Tutu first called South Africa the Rainbow Nation after the country's first democratic elections in 1994. The term was later picked up by his friend Nelson Mandela to speak of a post-apartheid South Africa that yearned for prosperity and peace.

There is contention among intellectuals and others about whether the country can or even should still be called the Rainbow Nation. I think for many, it is still an ideal, but there are many rivers to cross before the dream becomes a reality.

In South Africa, the day has its roots in ‘Shaka Day’, a day on which the legendary King Shaka Zulu was remembered.

I remember reading in school back in Nairobi about how Shaka Zulu united different Zulu clans into one cohesive Zulu nation in what we now call Kwa-Zulu Natal. 

In SA, thousands of people gather at Shaka’s grave to pay tribute to him and to honour his memory on this day every year.

When at the dawn of SA’s democracy, the new Parliament omitted Shaka Day from the proposed Public Holidays Bill, the Inkatha Freedom Party (IFP), a South African political party with a large Zulu membership, objected very loudly. 

Hurried discussions were held and to placate the Zulu nation, a compromise was reached, from which there emerged a national holiday where South Africans of all cultures and creeds could come together and celebrate their diverse cultural heritage.

The politics of the issue aside, the main idea behind the day is to nurture and embrace the country’s culture and to encourage the acceptance of all races, genders and language groups.

As a Kenyan, every time this day comes around, I wish we had our own similar celebration of our heritage of splendour, to quote from our national anthem.

I always think it would be great to have a day, even a whole month, dedicated to learning about different cultures and spending time with friends and family, wearing traditional outfits and eating traditional foods.

If there is one thing I have learned in my decade or so in this country, it is that South Africans take both their heritage and their food very seriously.

I can almost bet that if a day like today when they can celebrate both had not been specifically created, South Africans would have invented the day.

For many South Africans, there is no better way to mark the day than with food and, weather permitting, a shisanyama (a nyama choma) party. 

The star of every braai, whether it be on a small charcoal burner in a township or a fancy braai built into the patio of a leafy suburban home, is the Boerewors sausage.

If you thought Boerewors was just a fancy sausage, perhaps you should think again. The importance of the Boerewors to South Africans is such that the government recently gazetted new regulations and a particular set of standards to be met if boerewors is to be sold in South Africa.

By the SA government’s definition, if the sausage on your braai does not contain a minimum total meat content of 90 per cent and a fat content of no more than 30 per cent as well as cereal or starch, vinegar, spices, herbs or salt, food additives, and water, then it isn’t really a Boerewors.

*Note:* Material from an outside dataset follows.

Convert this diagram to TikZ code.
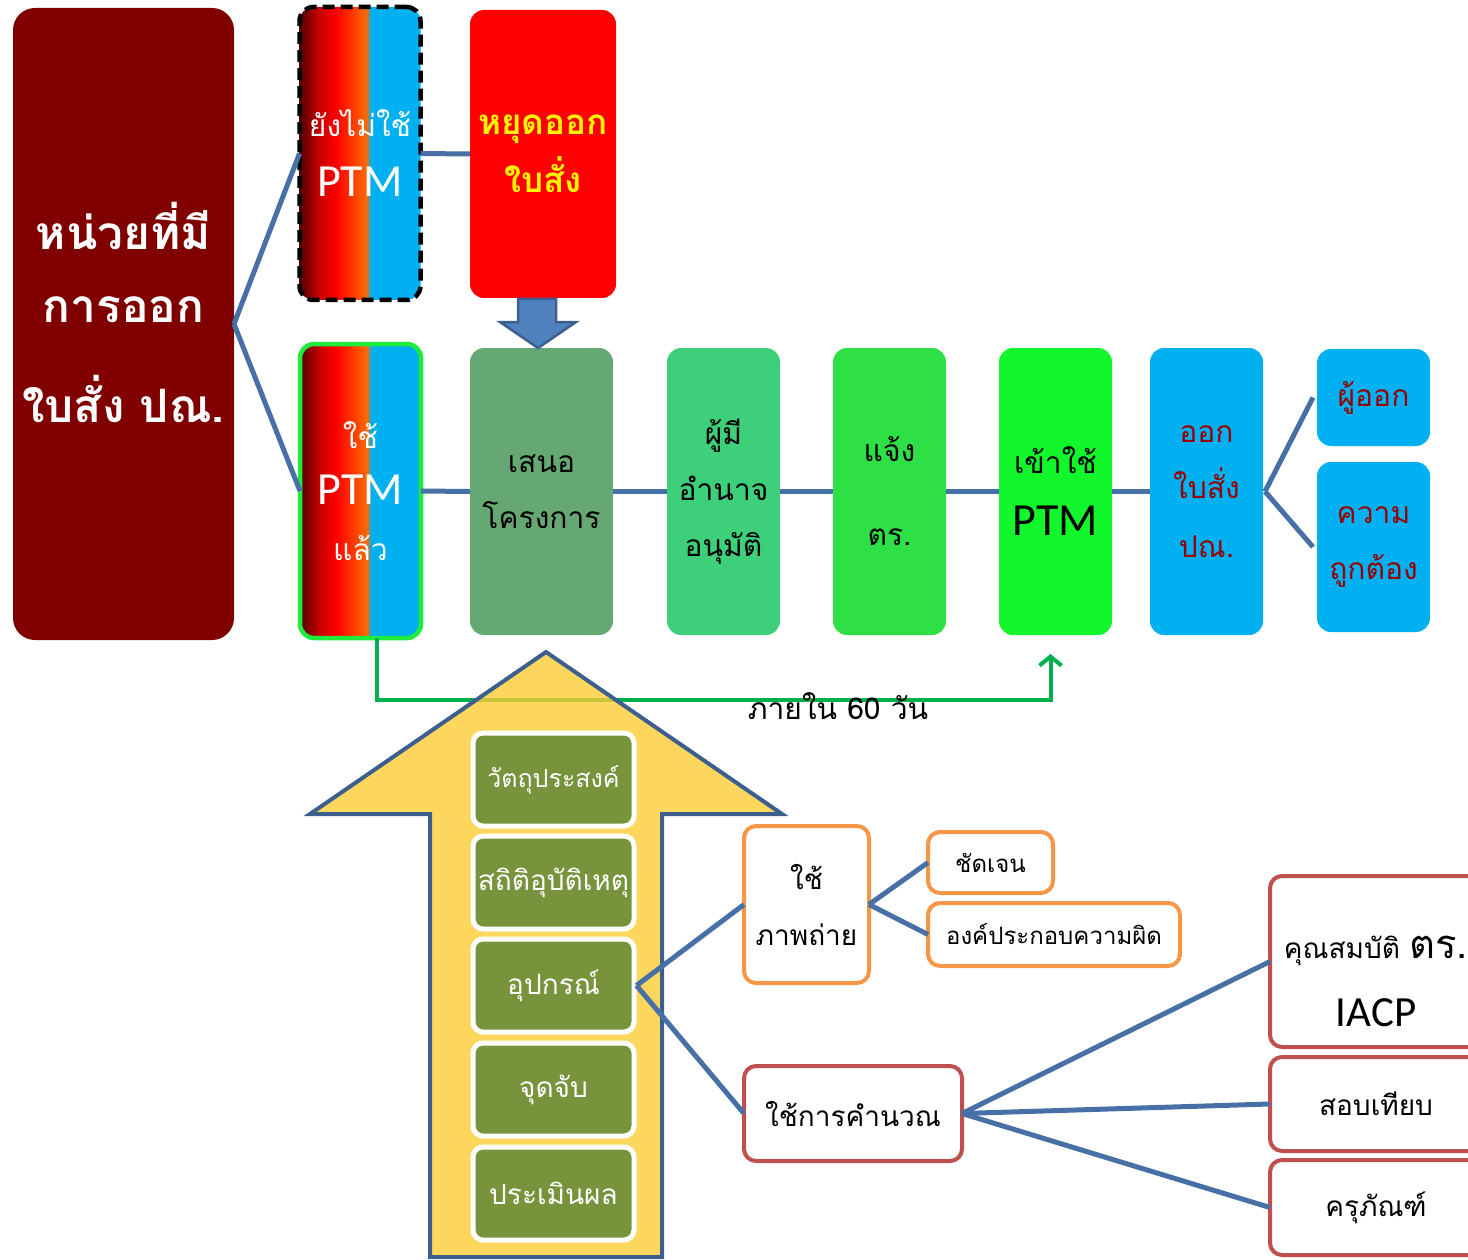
\documentclass[tikz,border=0pt]{standalone}
\usepackage{fontspec}
\setmainfont{Carlito}
\newfontfamily\thaifont[Script=Thai]{Loma}
\newfontfamily\latinfont{Carlito}
\usepackage{tikz}
\usetikzlibrary{arrows.meta}
\definecolor{maroonbox}{RGB}{128,0,0}
\definecolor{proposegreen}{RGB}{102,168,116}
\definecolor{approvegreen}{RGB}{62,207,122}
\definecolor{notifygreen}{RGB}{46,224,69}
\definecolor{entergreen}{RGB}{17,247,43}
\definecolor{skyblue}{RGB}{0,176,240}
\definecolor{linkblue}{RGB}{70,112,166}
\definecolor{arrowrim}{RGB}{60,95,142}
\definecolor{arrowfill}{RGB}{252,204,54}
\definecolor{downfill}{RGB}{79,129,189}
\definecolor{olivebox}{RGB}{119,147,60}
\definecolor{orangerim}{RGB}{247,150,70}
\definecolor{redrim}{RGB}{192,80,77}
\definecolor{usedrim}{RGB}{30,235,60}
\definecolor{daysgreen}{RGB}{0,176,80}
\definecolor{textred}{RGB}{150,0,0}
\definecolor{fadedark}{RGB}{80,0,0}
\definecolor{fademid}{RGB}{200,0,0}
\definecolor{fadeorange}{RGB}{255,105,0}
\pgfdeclarehorizontalshading{ptmfade}{100bp}{color(0bp)=(fadedark); color(25bp)=(fadedark); color(33bp)=(fademid); color(40bp)=(red); color(52.5bp)=(fadeorange); color(54.5bp)=(skyblue); color(100bp)=(skyblue)}
\newcommand\thaibody{\thaifont\fontsize{30}{56}\selectfont}
\newcommand\thaileaf{\thaifont\fontsize{28}{56}\selectfont}
\newcommand\thaismall{\thaifont\fontsize{24}{52}\selectfont}
\newcommand\thaitopic{\thaifont\fontsize{28}{52}\selectfont}
\newcommand\ptm{{\latinfont\fontsize{46}{56}\selectfont PTM}}

\begin{document}
\begin{tikzpicture}[x=1pt,y=-1pt,
    link/.style={draw=linkblue,line width=5pt},
    stage/.style={rounded corners=14pt,minimum height=287pt,inner sep=0pt,
        outer sep=0pt,align=center,font=\thaibody},
    fadebox/.style={rounded corners=14pt,shading=ptmfade,minimum width=121pt,
        minimum height=294pt,inner sep=0pt,outer sep=0pt,align=center,
        text=white,font=\thaibody,line width=4.5pt},
    topic/.style={rounded corners=10pt,fill=olivebox,draw=white,line width=5pt,
        minimum width=161pt,minimum height=93pt,inner sep=0pt,text=white,
        font=\thaitopic},
    leaf/.style={rounded corners=12pt,fill=white,line width=4pt,inner sep=0pt,
        outer sep=0pt,align=center,font=\thaileaf}]
\useasboundingbox (0,0) rectangle (1468,1260);
\clip (0,0) rectangle (1468,1260);

% units and the split
\node[rounded corners=22pt,fill=maroonbox,minimum width=221pt,minimum height=632pt,
    inner sep=0pt,outer sep=0pt] (unit) at (123.5,324) {};
\node[align=center,text=white,inner sep=0pt,
    font=\thaifont\bfseries\fontsize{46}{73}\selectfont] (unitlabel) at (123.5,312)
    {หน่วยที่มี\\การออก\\[27pt]ใบสั่ง ปณ.};
\node[fadebox,draw=black,dash pattern=on 12pt off 6pt,minimum height=293pt] (notyet) at (360,153.5)
    {ยังไม่ใช้\\[4pt]\ptm};
\node[rounded corners=14pt,fill=red,minimum width=146pt,minimum height=288pt,
    inner sep=0pt,outer sep=0pt,align=center,text=yellow,
    font=\thaifont\bfseries\fontsize{35}{58}\selectfont] (stop) at (543,154)
    {หยุดออก\\ใบสั่ง};
\node[fadebox,draw=usedrim] (used) at (360.5,491) {ใช้\\\ptm\\แล้ว};

% main row
\node[stage,fill=proposegreen,minimum width=143pt] (propose) at (541.5,491.5) {เสนอ\\โครงการ};
\node[stage,fill=approvegreen,minimum width=113pt] (approve) at (723.5,491.5) {ผู้มี\\อำนาจ\\อนุมัติ};
\node[stage,fill=notifygreen,minimum width=113pt] (notify) at (889.5,491.5) {แจ้ง\\[28pt]ตร.};
\node[stage,fill=entergreen,minimum width=113pt] (enter) at (1055.5,491.5) {เข้าใช้\\[6pt]\ptm};
\node[stage,fill=skyblue,minimum width=113pt,text=textred] (issue) at (1206.5,491.5) {ออก\\ใบสั่ง\\[3pt]ปณ.};
\node[stage,fill=skyblue,minimum width=113pt,minimum height=97pt,text=textred] (issuer) at (1373.5,397.5) {ผู้ออก};
\node[stage,fill=skyblue,minimum width=113pt,minimum height=170pt,text=textred] (accuracy) at (1373.5,547) {ความ\\ถูกต้อง};

\draw[link] (unit.east) -- (notyet.west);
\draw[link] (unit.east) -- (used.west);
\draw[link] (notyet.east) -- (stop.west);
\draw[link] (used.east) -- (propose.west);
\draw[link] (propose.east) -- (approve.west);
\draw[link] (approve.east) -- (notify.west);
\draw[link] (notify.east) -- (enter.west);
\draw[link] (enter.east) -- (issue.west);
\draw[link] ([xshift=2pt]issue.east) -- ([xshift=-4pt]issuer.west);
\draw[link] ([xshift=2pt]issue.east) -- ([xshift=-4pt]accuracy.west);

% stop -> propose
\draw[fill=downfill,draw=arrowrim,line width=2.5pt]
    (518,299) -- (556,299) -- (556,322) -- (576,322) -- (538,348)
    -- (500,322) -- (518,322) -- cycle;

% within 60 days
\draw[daysgreen,line width=4pt,-{Straight Barb[length=9pt,width=22pt]}]
    ([xshift=16pt]used.south) -- ++(0,62) -| ([xshift=-5pt,yshift=-19pt]enter.south);
\node[font=\thaibody,inner sep=0pt] (days) at (838,706) {ภายใน 60 วัน};

% big arrow
\draw[fill=arrowfill,fill opacity=0.8,draw=arrowrim,line width=4pt,line join=miter]
    (546,652) -- (782,814) -- (662,814) -- (662,1257) -- (430,1257)
    -- (430,814) -- (310,814) -- cycle;
\node[topic,font=\thaifont\fontsize{25}{52}\selectfont] (aim) at (553.5,779.5) {วัตถุประสงค์};
\node[topic] (stats) at (553.5,882.5) {สถิติอุบัติเหตุ};
\node[topic] (device) at (553.5,985.5) {อุปกรณ์};
\node[topic] (spot) at (553.5,1089.5) {จุดจับ};
\node[topic] (assess) at (553.5,1193.5) {ประเมินผล};

% device branches
\node[leaf,draw=orangerim,minimum width=125pt,minimum height=157pt] (photo) at (806.5,904.5) {ใช้\\ภาพถ่าย};
\node[leaf,draw=orangerim,minimum width=125pt,minimum height=61pt,font=\thaismall] (clear) at (990.5,862.5) {ชัดเจน};
\node[leaf,draw=orangerim,minimum width=252pt,minimum height=63pt,font=\thaismall] (parts) at (1054,934.5) {องค์ประกอบความผิด};
\node[leaf,draw=redrim,minimum width=218pt,minimum height=95pt] (calc) at (853,1113.5) {ใช้การคำนวณ};
\node[leaf,draw=redrim,minimum width=212pt,minimum height=171pt] (qual) at (1376,961.5)
    {\rule{0pt}{62pt}คุณสมบัติ {\fontsize{40}{56}\selectfont ตร.}\\[12pt]{\latinfont\fontsize{43}{56}\selectfont IACP}};
\node[leaf,draw=redrim,minimum width=212pt,minimum height=94pt] (calib) at (1376,1104) {สอบเทียบ};
\node[leaf,draw=redrim,minimum width=212pt,minimum height=95pt] (equip) at (1376,1207.5) {ครุภัณฑ์};

\draw[link] (device.east) -- (photo.west);
\draw[link] (device.east) -- (calc.west);
\draw[link] (photo.east) -- (clear.west);
\draw[link] (photo.east) -- (parts.west);
\draw[link] (calc.east) -- (qual.west);
\draw[link] (calc.east) -- (calib.west);
\draw[link] (calc.east) -- (equip.west);
\end{tikzpicture}
\end{document}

The regulations stipulate what type of meat can go into Boerewors and it can either be from  a cow, a buffalo, a lamb, a goat or a pig. Alternatively it can be from a blend of two or more of these.

The fact that the government acknowledges not just the public holiday but the fact that the braai or barbecue and what goes onto it, shows me that they genuinely understand the role food plays in nation building and social cohesion. 

Perhaps there is an idea to be borrowed here by Kenyans. In fact, I am sure it would go down very well across the whole of East Africa.